Out West Arts: Performance at the end of the world

Opera, music, theater, and art in Los Angeles and beyond


June 27, 2009

Patti LuPone and Mandy Patinkin
Photo: Brigitte Lacombe 2009

I’m not even going to get into what a week this has been, but suffice it to say that it’s about time to get back to (blogging) business. Los Angeles was visited by two of the great stars of the American stage this week. Patti LuPone and Mandy Patinkin arrived in their two person musical revue that’s on stage at the Ahmanson as the first show of the 09/10 season. Given there are only a week’s worth of shows, it has been very well attended and may have indirectly benefited from all the press LuPone has received this week for standing up to disrespectful audience members. There’s not much fuss in An Evening with Patti LuPone and Mandy Patinkin.
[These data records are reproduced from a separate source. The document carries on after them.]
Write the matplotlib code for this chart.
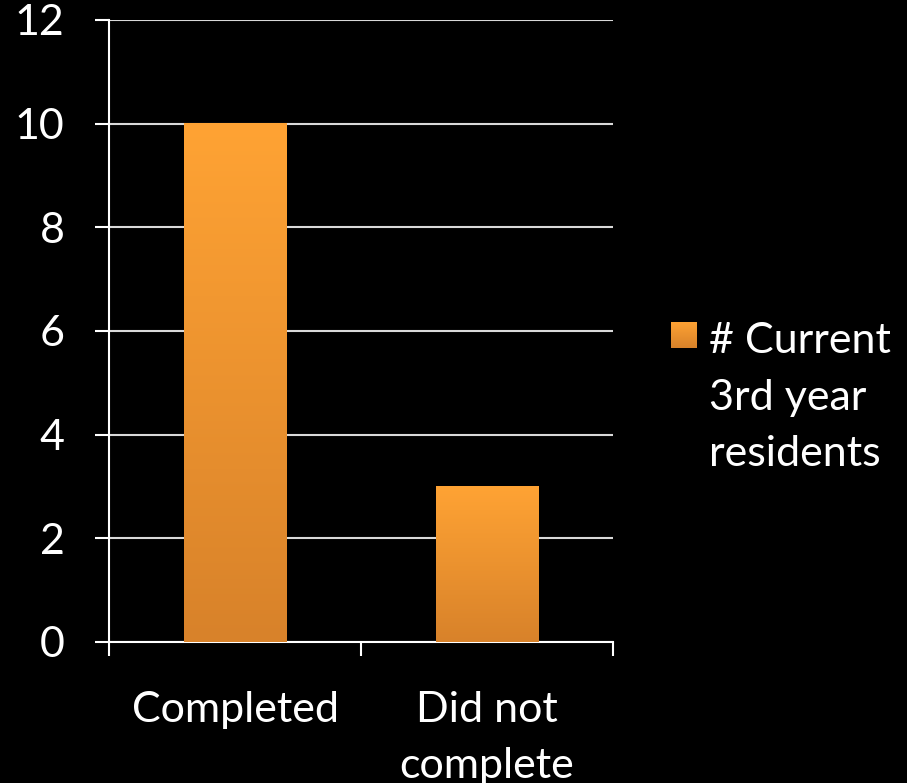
import matplotlib.pyplot as plt
import numpy as np
from matplotlib.colors import LinearSegmentedColormap

categories = ['Completed', 'Did not\ncomplete']
values = [10, 3]
series_name = '# Current\n3rd year\nresidents'
yticks = [0, 2, 4, 6, 8, 10, 12]

plt.rcParams['font.family'] = ['Lato', 'DejaVu Sans']

fig = plt.figure(figsize=(9.07, 7.83), dpi=100, facecolor='black')
ax = fig.add_axes([0.1202, 0.1801, 0.5557, 0.7944], facecolor='black')

grad = LinearSegmentedColormap.from_list('orange', ['#D8822A', '#FFA334'])
col = np.linspace(0, 1, 256).reshape(-1, 1)

width = 0.405
x = np.arange(len(categories))
bars = ax.bar(x, values, width=width, color='none', zorder=3)
for b in bars:
    x0, y0 = b.get_x(), b.get_y()
    ax.imshow(col, cmap=grad, aspect='auto', origin='lower', zorder=3,
              extent=[x0, x0 + b.get_width(), y0, y0 + b.get_height()])

ax.set_xlim(-0.5, len(categories) - 0.5)
ax.set_ylim(0, 12)
ax.set_yticks(yticks)
ax.yaxis.grid(True, color='#D9D9D9', lw=1.5, zorder=1)
ax.set_axisbelow(True)

ax.set_xticks(np.arange(len(categories) + 1) - 0.5, minor=False)
ax.set_xticklabels([''] * (len(categories) + 1))
ax.set_xticks(x, minor=True)
ax.set_xticklabels(categories, minor=True)
ax.tick_params(axis='x', which='minor', length=0, pad=35, labelsize=31,
               colors='white')
ax.tick_params(axis='x', which='major', length=10, width=1.5, color='white')
ax.tick_params(axis='y', length=10, width=1.5, color='white', labelcolor='white',
               labelsize=31, pad=22)
for lab in ax.get_xticklabels(minor=True):
    lab.set_linespacing(1.58)

for s in ['top', 'right']:
    ax.spines[s].set_visible(False)
for s in ['left', 'bottom']:
    ax.spines[s].set_color('white')
    ax.spines[s].set_linewidth(1.5)

# legend
lax = fig.add_axes([671 / 907, 1 - 348 / 783, 26 / 907, 26 / 783])
lax.imshow(col, cmap=grad, aspect='auto', origin='lower')
lax.axis('off')
fig.text(709 / 907, 1 - 322 / 783, series_name, color='white', fontsize=31,
         va='top', ha='left', linespacing=1.6)

fig.savefig('out.png', dpi=100, facecolor='black')
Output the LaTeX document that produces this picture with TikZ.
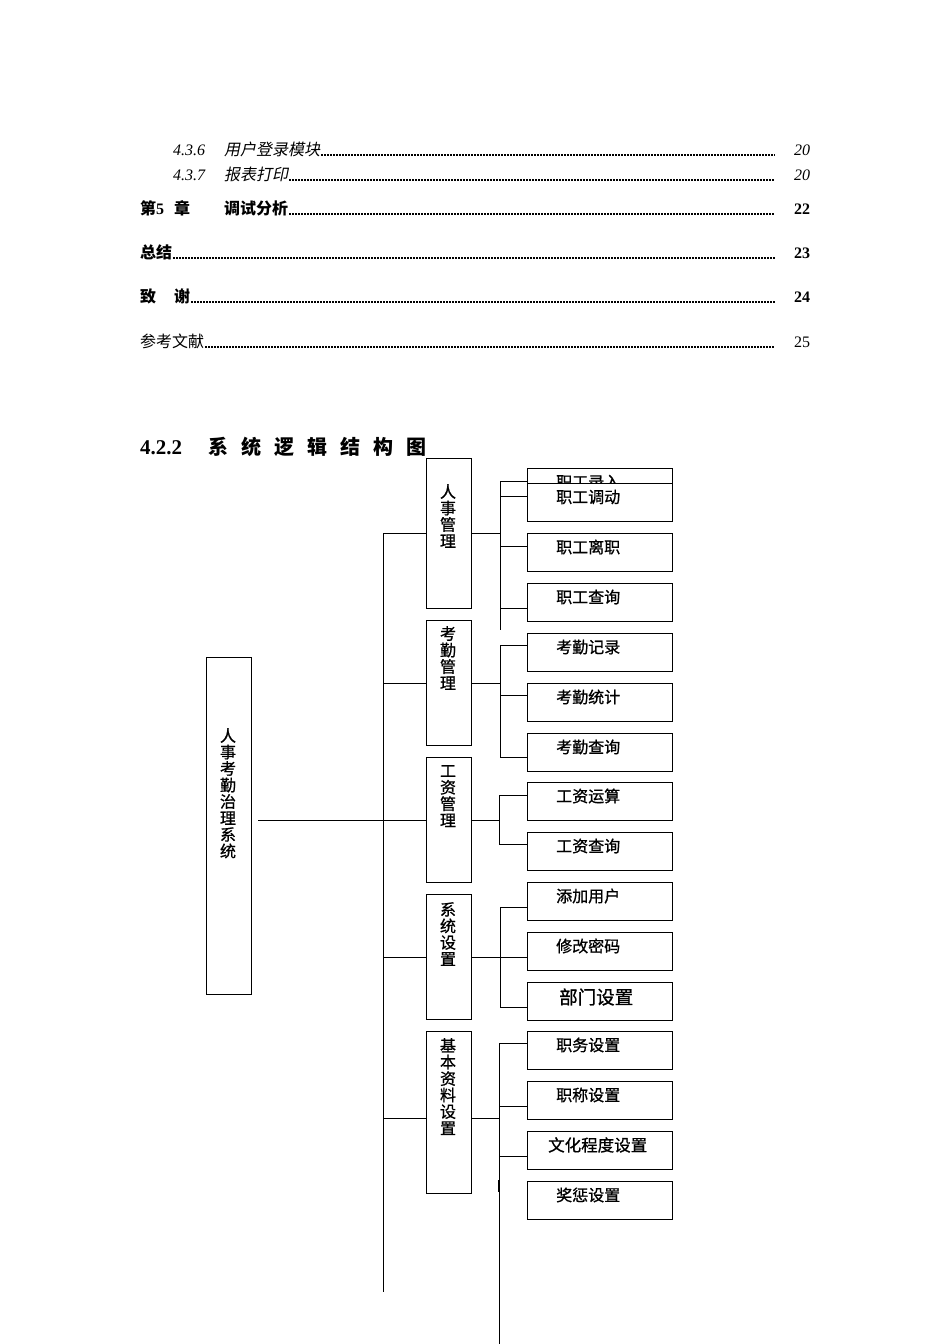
\documentclass[tikz,border=0pt]{standalone}
\usepackage{fontspec}
\setmainfont{Liberation Serif}
\newfontfamily\cjk{Noto Sans CJK SC}
\newfontfamily\cjkm[FakeBold=0.9]{Noto Sans CJK SC}
\newfontfamily\cjkit[FakeSlant=0.2]{Noto Sans CJK SC}
\begin{document}
\begin{tikzpicture}[x=1pt,y=-1pt,
  ln/.style={line width=1pt},
  leaf/.style={draw, fill=white, line width=1pt, minimum width=145pt, minimum height=38pt, inner sep=0pt, anchor=north west},
  mid/.style={draw, fill=white, line width=1pt, minimum width=45pt, inner sep=0pt, anchor=north west},
  lt/.style={font=\cjkm\fontsize{16}{16}\selectfont, anchor=west, inner sep=0pt},
  vt/.style={font=\cjkm\fontsize{16}{16.5}\selectfont, anchor=north, align=center, inner sep=0pt},
  toc/.style={anchor=base west, inner sep=0pt, font=\fontsize{16}{16}\selectfont},
  leader/.style={line width=1.1pt, dash pattern=on 1.1pt off 1.9pt, shorten >=19pt, shorten <=1pt},
  bleader/.style={line width=1.6pt, dash pattern=on 1.3pt off 1.7pt, shorten >=19pt, shorten <=1pt}
]
\useasboundingbox[fill=white] (0,0) rectangle (950,1344);

% ---------- table of contents ----------
\node[toc, font=\fontsize{16}{16}\selectfont\itshape] (n1) at (173,155) {4.3.6};
\node[toc, font=\cjkit\fontsize{16}{16}\selectfont] (c1) at (224,155) {用户登录模块};
\node[toc, font=\fontsize{16}{16}\selectfont\itshape] (p1) at (794,155) {20};
\draw[leader] (c1.base east) -- (p1.base west);

\node[toc, font=\fontsize{16}{16}\selectfont\itshape] (n2) at (173,180) {4.3.7};
\node[toc, font=\cjkit\fontsize{16}{16}\selectfont] (c2) at (224,180) {报表打印};
\node[toc, font=\fontsize{16}{16}\selectfont\itshape] (p2) at (794,180) {20};
\draw[leader] (c2.base east) -- (p2.base west);

\node[toc, font=\fontsize{16}{16}\selectfont\bfseries] (n3) at (140,214) {{\cjk\bfseries 第}5};
\node[toc, font=\cjk\bfseries\fontsize{16}{16}\selectfont] (z3) at (174,214) {章};
\node[toc, font=\cjk\bfseries\fontsize{16}{16}\selectfont] (c3) at (224,214) {调试分析};
\node[toc, font=\fontsize{16}{16}\selectfont\bfseries] (p3) at (794,214) {22};
\draw[bleader] (c3.base east) -- (p3.base west);

\node[toc, font=\cjk\bfseries\fontsize{16}{16}\selectfont] (c4) at (140,258) {总结};
\node[toc, font=\fontsize{16}{16}\selectfont\bfseries] (p4) at (794,258) {23};
\draw[bleader] (c4.base east) -- (p4.base west);

\node[toc, font=\cjk\bfseries\fontsize{16}{16}\selectfont] (c5a) at (140,302) {致};
\node[toc, font=\cjk\bfseries\fontsize{16}{16}\selectfont] (c5) at (174,302) {谢};
\node[toc, font=\fontsize{16}{16}\selectfont\bfseries] (p5) at (794,302) {24};
\draw[bleader] (c5.base east) -- (p5.base west);

\node[toc, font=\cjk\fontsize{16}{16}\selectfont] (c6) at (140,347) {参考文献};
\node[toc, font=\fontsize{16}{16}\selectfont] (p6) at (794,347) {25};
\draw[leader] (c6.base east) -- (p6.base west);

% ---------- heading ----------
\node[toc, font=\fontsize{21}{21}\selectfont\bfseries] (h1) at (140,454) {4.2.2};
\node[toc, font=\cjk\bfseries\fontsize{20}{20}\selectfont] (h2) at (208,454)
  {系\hspace{13pt}统\hspace{13pt}逻\hspace{13pt}辑\hspace{13pt}结\hspace{13pt}构\hspace{13pt}图};

% ---------- root ----------
\node[mid, minimum height=337pt] (root) at (206,657) {};
\node[vt] (rt) at (228,728) {人\\事\\考\\勤\\治\\理\\系\\统};

% ---------- middle boxes ----------
\node[mid, minimum height=150pt] (m1) at (426,458) {};
\node[vt] (mt1) at (448,484) {人\\事\\管\\理};
\node[mid, minimum height=125pt] (m2) at (426,620) {};
\node[vt] (mt2) at (448,626) {考\\勤\\管\\理};
\node[mid, minimum height=125pt] (m3) at (426,757) {};
\node[vt] (mt3) at (448,765) {工\\资\\管\\理};
\node[mid, minimum height=125pt] (m4) at (426,894) {};
\node[vt] (mt4) at (448,902) {系\\统\\设\\置};
\node[mid, minimum height=162pt] (m5) at (426,1031) {};
\node[vt] (mt5) at (448,1038) {基\\本\\资\\料\\设\\置};

% ---------- leaf boxes ----------
\node[leaf] (b1) at (527,468) {};
\node[lt] (t1) at (556,482) {职工录入};
\node[leaf] (b2) at (527,483) {};
\node[lt] (t2) at (556,497) {职工调动};
\node[leaf] (b3) at (527,533) {};
\node[lt] (t3) at (556,547) {职工离职};
\node[leaf] (b4) at (527,583) {};
\node[lt] (t4) at (556,597) {职工查询};
\node[leaf] (b5) at (527,633) {};
\node[lt] (t5) at (556,647) {考勤记录};
\node[leaf] (b6) at (527,683) {};
\node[lt] (t6) at (556,697) {考勤统计};
\node[leaf] (b7) at (527,733) {};
\node[lt] (t7) at (556,747) {考勤查询};
\node[leaf] (b8) at (527,782) {};
\node[lt] (t8) at (556,796) {工资运算};
\node[leaf] (b9) at (527,832) {};
\node[lt] (t9) at (556,846) {工资查询};
\node[leaf] (b10) at (527,882) {};
\node[lt] (t10) at (556,896) {添加用户};
\node[leaf] (b11) at (527,932) {};
\node[lt] (t11) at (556,946) {修改密码};
\node[leaf] (b12) at (527,982) {};
\node[lt, font=\cjkm\fontsize{18.5}{18.5}\selectfont] (t12) at (559,997) {部门设置};
\node[leaf] (b13) at (527,1031) {};
\node[lt] (t13) at (556,1045) {职务设置};
\node[leaf] (b14) at (527,1081) {};
\node[lt] (t14) at (556,1095) {职称设置};
\node[leaf] (b15) at (527,1131) {};
\node[lt, font=\cjkm\fontsize{16.5}{16.5}\selectfont] (t15) at (548,1145) {文化程度设置};
\node[leaf] (b16) at (527,1181) {};
\node[lt] (t16) at (556,1195) {奖惩设置};

% ---------- trunk ----------
\coordinate (trTop) at (383,533);
\coordinate (trBot) at (383,1292);
\coordinate (m5in) at (383,1118);
\draw[ln] (trTop) -- (trBot);
\draw[ln, shorten <=6pt] (root.east |- m3.west) -- (m3.west);
\draw[ln] (m1.west -| trTop) -- (m1.west);
\draw[ln] (m2.west -| trTop) -- (m2.west);
\draw[ln] (m4.west -| trTop) -- (m4.west);
\draw[ln] (m5in) -- (m5in -| m5.west);

% ---------- group 1 ----------
\coordinate (g1a) at (500,481);
\coordinate (g1b) at (500,496);
\coordinate (g1c) at (500,546);
\coordinate (g1d) at (500,608);
\coordinate (g1e) at (500,630);
\draw[ln] (g1a) -- (g1e);
\draw[ln] (m1.east) -- (m1.east -| g1a);
\draw[ln] (g1a) -- (g1a -| b1.west);
\draw[ln] (g1b) -- (g1b -| b2.west);
\draw[ln] (g1c) -- (g1c -| b3.west);
\draw[ln] (g1d) -- (g1d -| b4.west);

% ---------- group 2 ----------
\coordinate (g2a) at (500,645);
\coordinate (g2b) at (500,695);
\coordinate (g2c) at (500,757);
\draw[ln] (g2a) -- (g2c);
\draw[ln] (m2.east) -- (m2.east -| g2a);
\draw[ln] (g2a) -- (g2a -| b5.west);
\draw[ln] (g2b) -- (g2b -| b6.west);
\draw[ln] (g2c) -- (g2c -| b7.west);

% ---------- group 3 ----------
\coordinate (g3a) at (499,795);
\coordinate (g3b) at (499,844);
\draw[ln] (g3a) -- (g3b);
\draw[ln] (m3.east) -- (m3.east -| g3a);
\draw[ln] (g3a) -- (g3a -| b8.west);
\draw[ln] (g3b) -- (g3b -| b9.west);

% ---------- group 4 ----------
\coordinate (g4a) at (500,907);
\coordinate (g4b) at (500,957);
\coordinate (g4c) at (500,1007);
\draw[ln] (g4a) -- (g4c);
\draw[ln] (m4.east) -- (b11.west |- m4.east);
\draw[ln] (g4a) -- (g4a -| b10.west);
\draw[ln] (g4c) -- (g4c -| b12.west);

% ---------- group 5 ----------
\coordinate (g5a) at (499,1043);
\coordinate (g5b) at (499,1106);
\coordinate (g5c) at (499,1156);
\coordinate (g5d) at (499,1344);
\coordinate (g5m) at (499,1118);
\draw[ln] (g5a) -- (g5d);
\draw[line width=2pt] (499,1180) -- (499,1192);
\draw[ln] (m5in -| m5.east) -- (g5m);
\draw[ln] (g5a) -- (g5a -| b13.west);
\draw[ln] (g5b) -- (g5b -| b14.west);
\draw[ln] (g5c) -- (g5c -| b15.west);
\end{tikzpicture}
\end{document}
The two performers are accompanied by Paul Ford, who conceived the show with Patinkin, on piano and John Beal on bass. Throw in some dramatic lighting and arrange some of the best music written for the stage in the 20th century from Rodgers and Hammerstein and Stephen Sondheim and you’ve got a show. And with these performers that’s pretty much all you need.

There were extended medley segments from South Pacific, Carousel, and Merrily We Roll Along as well as big hits from LuPone including “Don’t Cry for me Argentina” and “Everything’s Coming Up Roses.” Excellent material to be sure, and here presented in hands that know what they’re doing on stage. It was a master class in performing theater songs. The acting alone was worth seeing even if neither had ended up singing a note. And in some ways, that might have been preferable since the vocal quality overall was not what it might have been 20 years ago. Patinkin sounded threadbare throughout. I won’t hazard a guess as to whether it’s a product of age or illness or whatever, but his singing was nearly non-existent. Still, he was riveting to watch with his prodigious other talents in a number like "The God-Why-Don't-You-Love-Me Blues" from Follies. LuPone is faring much better these days. Her voice has changed over the years to the point now where I think it sounds best in numbers where there’s a little belting involved. She excels in this Merman territory as evidenced by her triumphant Mama Rose recently in New York, and “Roses” here was a highlight. But more delicate numbers can come off flat and/or warbled like “In Buddy’s Eyes” from Follies. But make no mistake, Patinkin and LuPone generate plenty of emotional content in this evening including a witty pairing of “April in Paris” with Murray Grand’s “April in Fairbanks” that the two stars delivered in a dance routine while seated in rolling office chairs. The show is fun and an excellent chance to see part of what exactly makes these legends great. It’s at the Ahmanson through June 29th.